**Short task**:
Copy every entry word for word, but skip the pictures.

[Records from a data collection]
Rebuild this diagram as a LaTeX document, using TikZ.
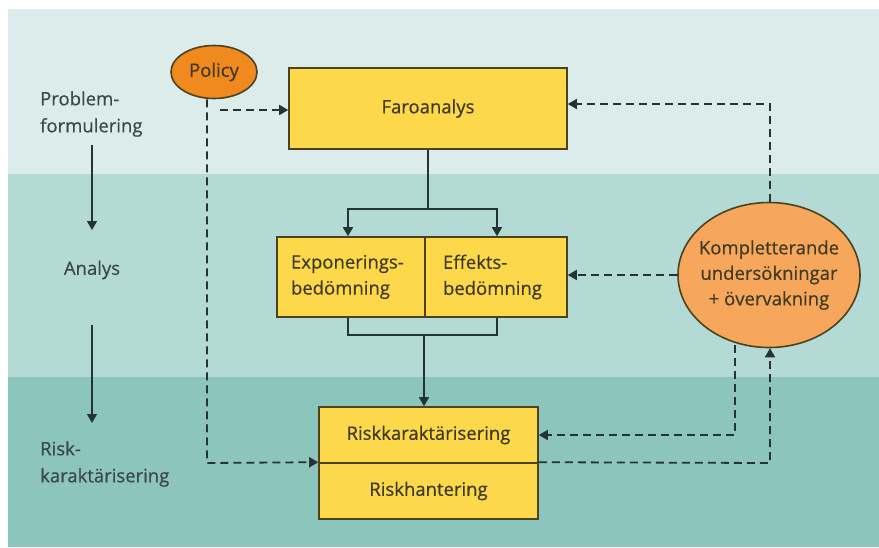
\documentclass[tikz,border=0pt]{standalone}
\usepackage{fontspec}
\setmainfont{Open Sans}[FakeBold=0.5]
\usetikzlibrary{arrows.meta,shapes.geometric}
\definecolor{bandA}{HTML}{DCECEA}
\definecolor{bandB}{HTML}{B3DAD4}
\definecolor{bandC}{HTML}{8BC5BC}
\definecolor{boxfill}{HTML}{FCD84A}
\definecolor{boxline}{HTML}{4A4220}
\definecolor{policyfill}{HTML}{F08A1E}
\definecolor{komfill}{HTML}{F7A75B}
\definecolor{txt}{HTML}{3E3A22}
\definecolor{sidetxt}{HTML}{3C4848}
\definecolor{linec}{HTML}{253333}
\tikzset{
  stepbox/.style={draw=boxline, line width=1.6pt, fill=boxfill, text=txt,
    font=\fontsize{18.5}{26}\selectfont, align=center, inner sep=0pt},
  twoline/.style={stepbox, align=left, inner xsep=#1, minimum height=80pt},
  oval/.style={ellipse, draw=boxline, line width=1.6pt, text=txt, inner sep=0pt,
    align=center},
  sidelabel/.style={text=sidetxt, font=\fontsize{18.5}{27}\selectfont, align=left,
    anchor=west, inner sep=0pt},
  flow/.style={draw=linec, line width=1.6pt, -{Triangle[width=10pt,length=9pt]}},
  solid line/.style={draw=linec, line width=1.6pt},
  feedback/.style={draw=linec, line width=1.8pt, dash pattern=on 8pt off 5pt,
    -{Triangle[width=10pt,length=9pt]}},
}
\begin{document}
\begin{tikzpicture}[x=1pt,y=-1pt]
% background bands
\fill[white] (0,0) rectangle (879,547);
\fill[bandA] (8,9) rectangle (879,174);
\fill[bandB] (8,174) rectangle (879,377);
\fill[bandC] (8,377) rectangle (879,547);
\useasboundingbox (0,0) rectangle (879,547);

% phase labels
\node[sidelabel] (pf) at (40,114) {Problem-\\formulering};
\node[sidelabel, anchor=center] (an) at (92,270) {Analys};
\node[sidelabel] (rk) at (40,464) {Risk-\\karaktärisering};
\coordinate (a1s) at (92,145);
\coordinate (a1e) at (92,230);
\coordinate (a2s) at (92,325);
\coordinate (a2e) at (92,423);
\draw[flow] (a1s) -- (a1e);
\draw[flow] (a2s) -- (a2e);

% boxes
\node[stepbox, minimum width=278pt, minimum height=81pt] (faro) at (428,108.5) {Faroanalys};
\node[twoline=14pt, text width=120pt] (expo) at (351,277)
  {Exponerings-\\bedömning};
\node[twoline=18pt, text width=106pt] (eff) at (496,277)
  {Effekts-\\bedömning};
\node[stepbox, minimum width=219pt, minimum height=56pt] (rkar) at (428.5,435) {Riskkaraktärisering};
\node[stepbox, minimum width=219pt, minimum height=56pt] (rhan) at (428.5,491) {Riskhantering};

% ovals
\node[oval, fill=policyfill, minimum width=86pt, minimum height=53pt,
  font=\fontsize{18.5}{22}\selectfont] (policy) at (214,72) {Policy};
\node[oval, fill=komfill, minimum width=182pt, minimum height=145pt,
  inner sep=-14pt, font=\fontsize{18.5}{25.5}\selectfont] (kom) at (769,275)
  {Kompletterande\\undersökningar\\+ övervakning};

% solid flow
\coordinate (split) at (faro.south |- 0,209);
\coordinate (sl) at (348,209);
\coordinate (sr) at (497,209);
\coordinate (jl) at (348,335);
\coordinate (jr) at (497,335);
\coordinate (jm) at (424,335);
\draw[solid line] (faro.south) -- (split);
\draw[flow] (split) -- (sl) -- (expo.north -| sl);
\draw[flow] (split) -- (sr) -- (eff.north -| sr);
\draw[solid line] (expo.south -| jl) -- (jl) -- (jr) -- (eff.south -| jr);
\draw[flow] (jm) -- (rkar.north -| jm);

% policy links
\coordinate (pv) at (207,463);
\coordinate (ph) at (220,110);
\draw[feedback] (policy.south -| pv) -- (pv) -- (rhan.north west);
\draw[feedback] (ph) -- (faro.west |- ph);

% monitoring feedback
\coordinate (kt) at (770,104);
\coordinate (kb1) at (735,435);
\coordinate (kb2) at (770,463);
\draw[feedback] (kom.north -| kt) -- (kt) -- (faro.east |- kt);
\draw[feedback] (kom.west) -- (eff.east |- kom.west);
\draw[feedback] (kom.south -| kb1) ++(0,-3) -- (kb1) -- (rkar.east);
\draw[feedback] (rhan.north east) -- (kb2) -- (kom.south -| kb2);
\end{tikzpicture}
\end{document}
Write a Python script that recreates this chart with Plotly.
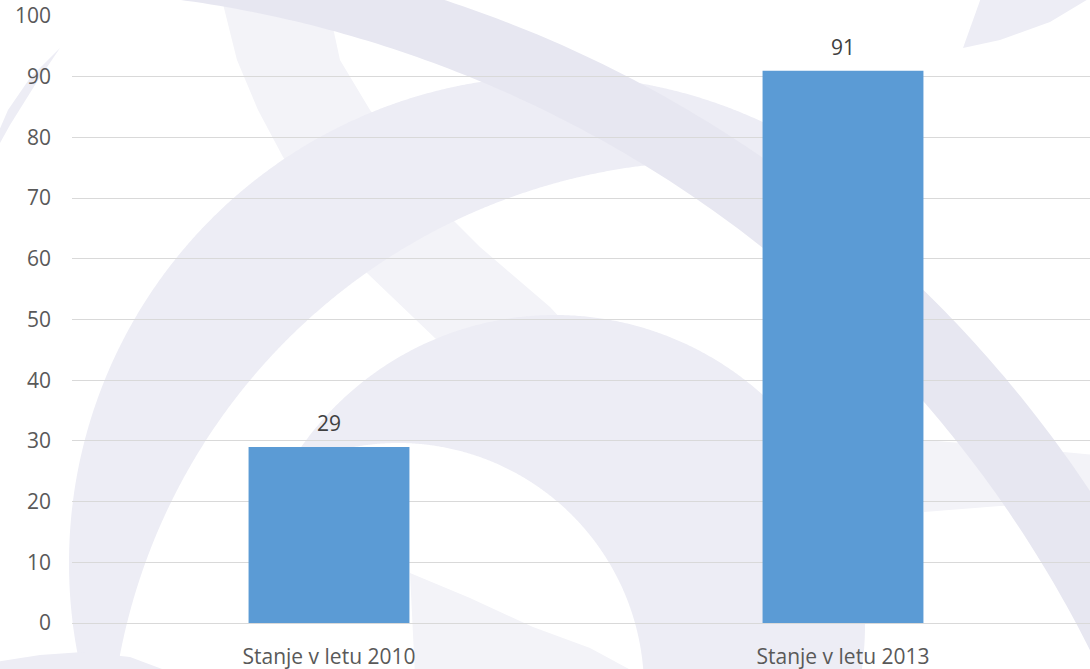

**Result for this exercise**:
Rebuild this diagram as a LaTeX document, using TikZ.
\documentclass[tikz,border=0pt]{standalone}
\usepackage{fontspec}
\setmainfont{Open Sans}[FakeBold=0.5]
\usetikzlibrary{arrows.meta,shapes.geometric}
\definecolor{bandA}{HTML}{DCECEA}
\definecolor{bandB}{HTML}{B3DAD4}
\definecolor{bandC}{HTML}{8BC5BC}
\definecolor{boxfill}{HTML}{FCD84A}
\definecolor{boxline}{HTML}{4A4220}
\definecolor{policyfill}{HTML}{F08A1E}
\definecolor{komfill}{HTML}{F7A75B}
\definecolor{txt}{HTML}{3E3A22}
\definecolor{sidetxt}{HTML}{3C4848}
\definecolor{linec}{HTML}{253333}
\tikzset{
  stepbox/.style={draw=boxline, line width=1.6pt, fill=boxfill, text=txt,
    font=\fontsize{18.5}{26}\selectfont, align=center, inner sep=0pt},
  twoline/.style={stepbox, align=left, inner xsep=#1, minimum height=80pt},
  oval/.style={ellipse, draw=boxline, line width=1.6pt, text=txt, inner sep=0pt,
    align=center},
  sidelabel/.style={text=sidetxt, font=\fontsize{18.5}{27}\selectfont, align=left,
    anchor=west, inner sep=0pt},
  flow/.style={draw=linec, line width=1.6pt, -{Triangle[width=10pt,length=9pt]}},
  solid line/.style={draw=linec, line width=1.6pt},
  feedback/.style={draw=linec, line width=1.8pt, dash pattern=on 8pt off 5pt,
    -{Triangle[width=10pt,length=9pt]}},
}
\begin{document}
\begin{tikzpicture}[x=1pt,y=-1pt]
% background bands
\fill[white] (0,0) rectangle (879,547);
\fill[bandA] (8,9) rectangle (879,174);
\fill[bandB] (8,174) rectangle (879,377);
\fill[bandC] (8,377) rectangle (879,547);
\useasboundingbox (0,0) rectangle (879,547);

% phase labels
\node[sidelabel] (pf) at (40,114) {Problem-\\formulering};
\node[sidelabel, anchor=center] (an) at (92,270) {Analys};
\node[sidelabel] (rk) at (40,464) {Risk-\\karaktärisering};
\coordinate (a1s) at (92,145);
\coordinate (a1e) at (92,230);
\coordinate (a2s) at (92,325);
\coordinate (a2e) at (92,423);
\draw[flow] (a1s) -- (a1e);
\draw[flow] (a2s) -- (a2e);

% boxes
\node[stepbox, minimum width=278pt, minimum height=81pt] (faro) at (428,108.5) {Faroanalys};
\node[twoline=14pt, text width=120pt] (expo) at (351,277)
  {Exponerings-\\bedömning};
\node[twoline=18pt, text width=106pt] (eff) at (496,277)
  {Effekts-\\bedömning};
\node[stepbox, minimum width=219pt, minimum height=56pt] (rkar) at (428.5,435) {Riskkaraktärisering};
\node[stepbox, minimum width=219pt, minimum height=56pt] (rhan) at (428.5,491) {Riskhantering};

% ovals
\node[oval, fill=policyfill, minimum width=86pt, minimum height=53pt,
  font=\fontsize{18.5}{22}\selectfont] (policy) at (214,72) {Policy};
\node[oval, fill=komfill, minimum width=182pt, minimum height=145pt,
  inner sep=-14pt, font=\fontsize{18.5}{25.5}\selectfont] (kom) at (769,275)
  {Kompletterande\\undersökningar\\+ övervakning};

% solid flow
\coordinate (split) at (faro.south |- 0,209);
\coordinate (sl) at (348,209);
\coordinate (sr) at (497,209);
\coordinate (jl) at (348,335);
\coordinate (jr) at (497,335);
\coordinate (jm) at (424,335);
\draw[solid line] (faro.south) -- (split);
\draw[flow] (split) -- (sl) -- (expo.north -| sl);
\draw[flow] (split) -- (sr) -- (eff.north -| sr);
\draw[solid line] (expo.south -| jl) -- (jl) -- (jr) -- (eff.south -| jr);
\draw[flow] (jm) -- (rkar.north -| jm);

% policy links
\coordinate (pv) at (207,463);
\coordinate (ph) at (220,110);
\draw[feedback] (policy.south -| pv) -- (pv) -- (rhan.north west);
\draw[feedback] (ph) -- (faro.west |- ph);

% monitoring feedback
\coordinate (kt) at (770,104);
\coordinate (kb1) at (735,435);
\coordinate (kb2) at (770,463);
\draw[feedback] (kom.north -| kt) -- (kt) -- (faro.east |- kt);
\draw[feedback] (kom.west) -- (eff.east |- kom.west);
\draw[feedback] (kom.south -| kb1) ++(0,-3) -- (kb1) -- (rkar.east);
\draw[feedback] (rhan.north east) -- (kb2) -- (kom.south -| kb2);
\end{tikzpicture}
\end{document}
Write a Python script that recreates this chart with Plotly.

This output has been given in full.